Exercise brief>
Would you copy the records below, exactly and only from their first line through the line containing "const progYears = d3.range(2019, 2071);", without any pictures?

Rows from a dataset of charts and code>
* * *

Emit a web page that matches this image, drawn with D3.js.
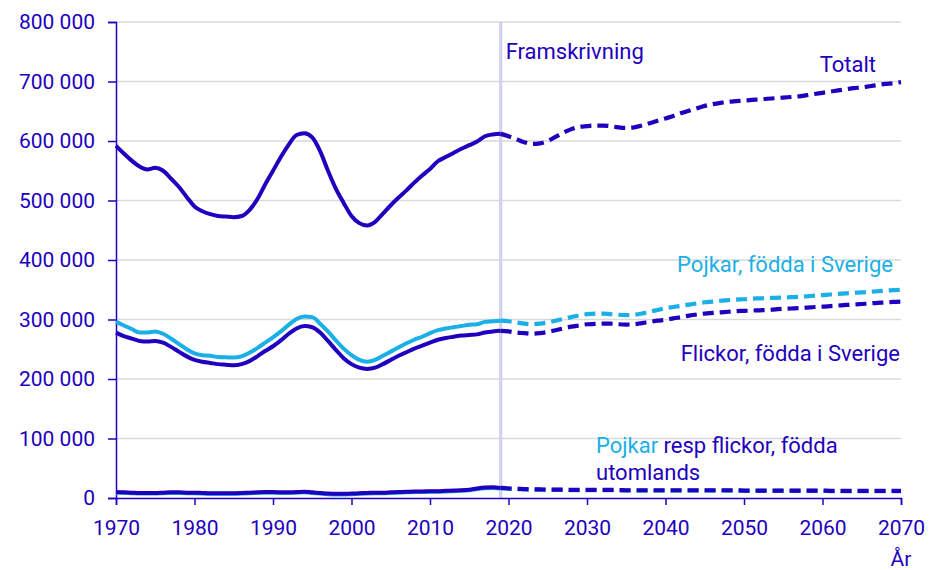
<!DOCTYPE html>
<html>
<head>
<meta charset="utf-8">
<script src="https://cdn.jsdelivr.net/npm/d3@7"></script>
<style>
  body { margin: 0; background: #fff; }
  text { font-family: Roboto, "Noto Sans", sans-serif; }
</style>
</head>
<body>
<svg class="chart" width="931" height="570"></svg>
<script>
// Years
const histYears = d3.range(1970, 2020); // 1970..2019, observed
const progYears = d3.range(2019, 2071); // 2019..2070, projection

// Observed values (thousands)
const totalHist = [
  592, 579, 567, 557, 552, 555, 550, 537, 523, 506,
  490, 482, 477, 474, 473, 472, 474, 484, 502, 527,
  550, 573, 594, 610, 613, 606, 583, 550, 520, 496,
  474, 462, 458, 464, 478, 492, 505, 517, 530, 542,
  553, 566, 573, 580, 587, 593, 599, 608, 611, 612
];
const boysSweHist = [
  296, 290, 284, 278, 278, 280, 276, 268, 259, 250,
  243, 240, 239, 237, 236.5, 236, 238, 244, 252, 261,
  270, 280, 291, 301, 305, 304, 293, 280, 265, 251,
  240, 232, 229, 232, 239, 246, 253, 260, 266, 271,
  277, 282, 285, 287, 289, 291, 292, 296, 297, 298
];
const girlsSweHist = [
  278, 272, 268, 264, 263, 264, 261, 254, 246, 238,
  232, 229, 227, 225, 224, 223, 225, 230, 238, 247,
  255, 265, 276, 285, 289, 287, 278, 264, 249, 235,
  225, 219, 217, 219, 225, 232, 239, 245, 251, 256,
  261, 266, 269, 271, 273, 274, 275, 278, 280, 281
];
const girlsAbrHist = [
  10, 9.5, 9, 8.5, 8.5, 8.5, 9, 9.5, 9.5, 9,
  9, 8.5, 8, 8, 8, 8, 8.5, 9, 9.5, 10,
  10, 9.5, 9.5, 10, 10.5, 9.5, 8.5, 7.5, 7, 7,
  7.5, 8, 8.5, 9, 9, 9.5, 10, 10.5, 11, 11,
  11.5, 11.5, 12, 12.5, 13, 14, 16, 17.5, 18, 17
];
const boysAbrHist = [
  9, 8.5, 8, 7.5, 7.5, 7.5, 8, 8.5, 8.5, 8,
  8, 7.5, 7, 7, 7, 7, 7.5, 8, 8.5, 9,
  9, 8.5, 8.5, 9, 9.5, 8.5, 7.5, 6.5, 6, 6,
  6.5, 7, 7.5, 8, 8, 8.5, 9, 9.5, 10, 10,
  10.5, 10.5, 11, 11.5, 12, 13, 15, 16.5, 17, 16
];

// Projection values (thousands)
const totalProg = [
  612, 608, 603, 598, 595, 596, 600, 607, 614, 620,
  624, 625, 626, 626, 625, 623, 622, 623, 626, 630,
  634, 638, 642, 647, 651, 655, 659, 662, 664, 666,
  667, 668, 669, 670, 671, 672, 673, 674, 675, 677,
  679, 681, 683, 685, 687, 689, 690, 692, 694, 696,
  697, 699
];
const boysSweProg = [
  298, 297, 295, 293, 292, 293, 295, 298, 301, 304,
  307, 309, 310, 310, 309, 308, 307.5, 308, 310, 313,
  316, 319, 321, 323, 325, 327, 329, 330, 331.5, 332.5,
  333.5, 334, 335, 335.5, 336, 336.5, 337, 337.5, 338, 339,
  340, 341, 342, 343, 344, 345, 345.5, 346.5, 347.5, 348.5,
  349.5, 350
];
const girlsSweProg = [
  281, 280, 278, 277, 276, 277, 279, 282, 285, 288,
  290, 292, 292.5, 293, 293, 292, 291.5, 292, 294, 296,
  298, 299.5, 302, 304, 306.5, 308.5, 310, 311, 312, 313,
  314, 314.5, 315, 315.5, 316, 317, 318, 318.5, 319, 320,
  321, 321.5, 322.5, 323.5, 324.5, 325, 326, 327, 328, 328.5,
  329.5, 330
];
const girlsAbrProg = [
  17, 16, 15.5, 15, 14.5, 14.5, 14, 14, 14, 13.5,
  13.5, 13.5, 13.5, 13.5, 13.5, 13.5, 13, 13, 13, 13,
  13, 13, 13, 13, 13, 13, 13, 13, 13, 13,
  13, 12.5, 12.5, 12.5, 12.5, 12.5, 12.5, 12.5, 12.5, 12.5,
  12.5, 12.5, 12, 12, 12, 12, 12, 12, 12, 12,
  12, 12
];
const boysAbrProg = girlsAbrProg.map(v => v - 0.5);

const yTicks = [0, 100000, 200000, 300000, 400000, 500000, 600000, 700000, 800000];
const xTicks = d3.range(1970, 2071, 10);

const dark = '#1e00be';
const light = '#1aafe6';

const svg = d3.select('svg.chart');
const x = d3.scaleLinear().domain([1970, 2070]).range([116, 901]);
const y = d3.scaleLinear().domain([0, 800000]).range([498, 22]);

// Gridlines
svg.append('g')
  .selectAll('line')
  .data(yTicks.slice(1))
  .enter()
  .append('line')
  .attr('x1', x(1970))
  .attr('x2', x(2070))
  .attr('y1', d => y(d))
  .attr('y2', d => y(d))
  .attr('stroke', '#d9d9d9')
  .attr('stroke-width', 1.5);

// Projection marker
svg.append('line')
  .attr('x1', x(2019)).attr('x2', x(2019))
  .attr('y1', y(800000)).attr('y2', y(0))
  .attr('stroke', '#d3d3ef')
  .attr('stroke-width', 3.5);

svg.append('text')
  .attr('x', x(2019) + 5)
  .attr('y', 59)
  .attr('fill', dark)
  .attr('font-size', 22)
  .text('Framskrivning');

// Y axis
const yAxis = d3.axisLeft(y)
  .tickValues(yTicks)
  .tickSize(8)
  .tickPadding(13)
  .tickFormat(d => d3.format(',')(d).replace(/,/g, ' '));
const yG = svg.append('g')
  .attr('transform', `translate(${x(1970)},0)`)
  .call(yAxis);

// X axis
const xAxis = d3.axisBottom(x)
  .tickValues(xTicks)
  .tickSize(7)
  .tickPadding(15)
  .tickFormat(d3.format('d'));
const xG = svg.append('g')
  .attr('transform', `translate(0,${y(0)})`)
  .call(xAxis);

[yG, xG].forEach(g => {
  g.select('.domain').attr('stroke', dark).attr('stroke-width', 1.5);
  g.selectAll('.tick line').attr('stroke', dark).attr('stroke-width', 1.5);
  g.selectAll('.tick text')
    .attr('fill', dark)
    .attr('font-size', 21)
    .attr('font-family', 'Roboto, sans-serif');
});

svg.append('text')
  .attr('x', 901)
  .attr('y', 566)
  .attr('text-anchor', 'middle')
  .attr('fill', dark)
  .attr('font-size', 21)
  .text('År');

// Lines
const line = d3.line()
  .x(d => x(d[0]))
  .y(d => y(d[1] * 1000))
  .curve(d3.curveMonotoneX);

const series = [
  { hist: boysAbrHist, prog: boysAbrProg, color: light },
  { hist: girlsAbrHist, prog: girlsAbrProg, color: dark },
  { hist: girlsSweHist, prog: girlsSweProg, color: dark },
  { hist: boysSweHist, prog: boysSweProg, color: light },
  { hist: totalHist, prog: totalProg, color: dark }
];

series.forEach(s => {
  svg.append('path')
    .datum(histYears.map((yr, i) => [yr, s.hist[i]]))
    .attr('d', line)
    .attr('fill', 'none')
    .attr('stroke', s.color)
    .attr('stroke-width', 4)
    .attr('stroke-linejoin', 'round');
  svg.append('path')
    .datum(progYears.map((yr, i) => [yr, s.prog[i]]))
    .attr('d', line)
    .attr('fill', 'none')
    .attr('stroke', s.color)
    .attr('stroke-width', 4.2)
    .attr('stroke-dasharray', '11,6');
});

// Series labels
svg.append('text')
  .attr('x', 876).attr('y', 72)
  .attr('text-anchor', 'end')
  .attr('fill', dark)
  .attr('font-size', 22)
  .text('Totalt');

svg.append('text')
  .attr('x', 893).attr('y', 272)
  .attr('text-anchor', 'end')
  .attr('fill', light)
  .attr('font-size', 22)
  .text('Pojkar, födda i Sverige');

svg.append('text')
  .attr('x', 900).attr('y', 361)
  .attr('text-anchor', 'end')
  .attr('fill', dark)
  .attr('font-size', 22)
  .text('Flickor, födda i Sverige');

const abr = svg.append('text')
  .attr('x', 596).attr('y', 453)
  .attr('fill', dark)
  .attr('font-size', 22);
abr.append('tspan').attr('fill', light).text('Pojkar');
abr.append('tspan').text(' resp flickor, födda');

svg.append('text')
  .attr('x', 596).attr('y', 480)
  .attr('fill', dark)
  .attr('font-size', 22)
  .text('utomlands');
</script>
</body>
</html>
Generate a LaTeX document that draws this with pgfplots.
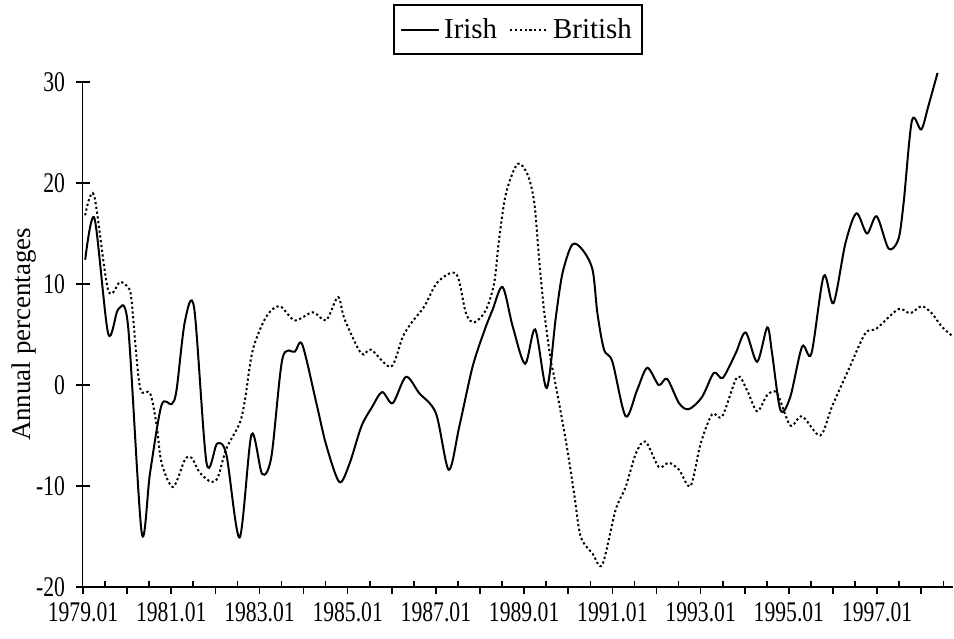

* * *

Written response>
Emit a web page that matches this image, drawn with D3.js.
<!DOCTYPE html>
<html>
<head>
<meta charset="utf-8">
<script src="https://cdn.jsdelivr.net/npm/d3@7"></script>
<style>
  body { margin: 0; background: #fff; }
  text { font-family: Roboto, "Noto Sans", sans-serif; }
</style>
</head>
<body>
<svg class="chart" width="931" height="570"></svg>
<script>
// Years
const histYears = d3.range(1970, 2020); // 1970..2019, observed
const progYears = d3.range(2019, 2071); // 2019..2070, projection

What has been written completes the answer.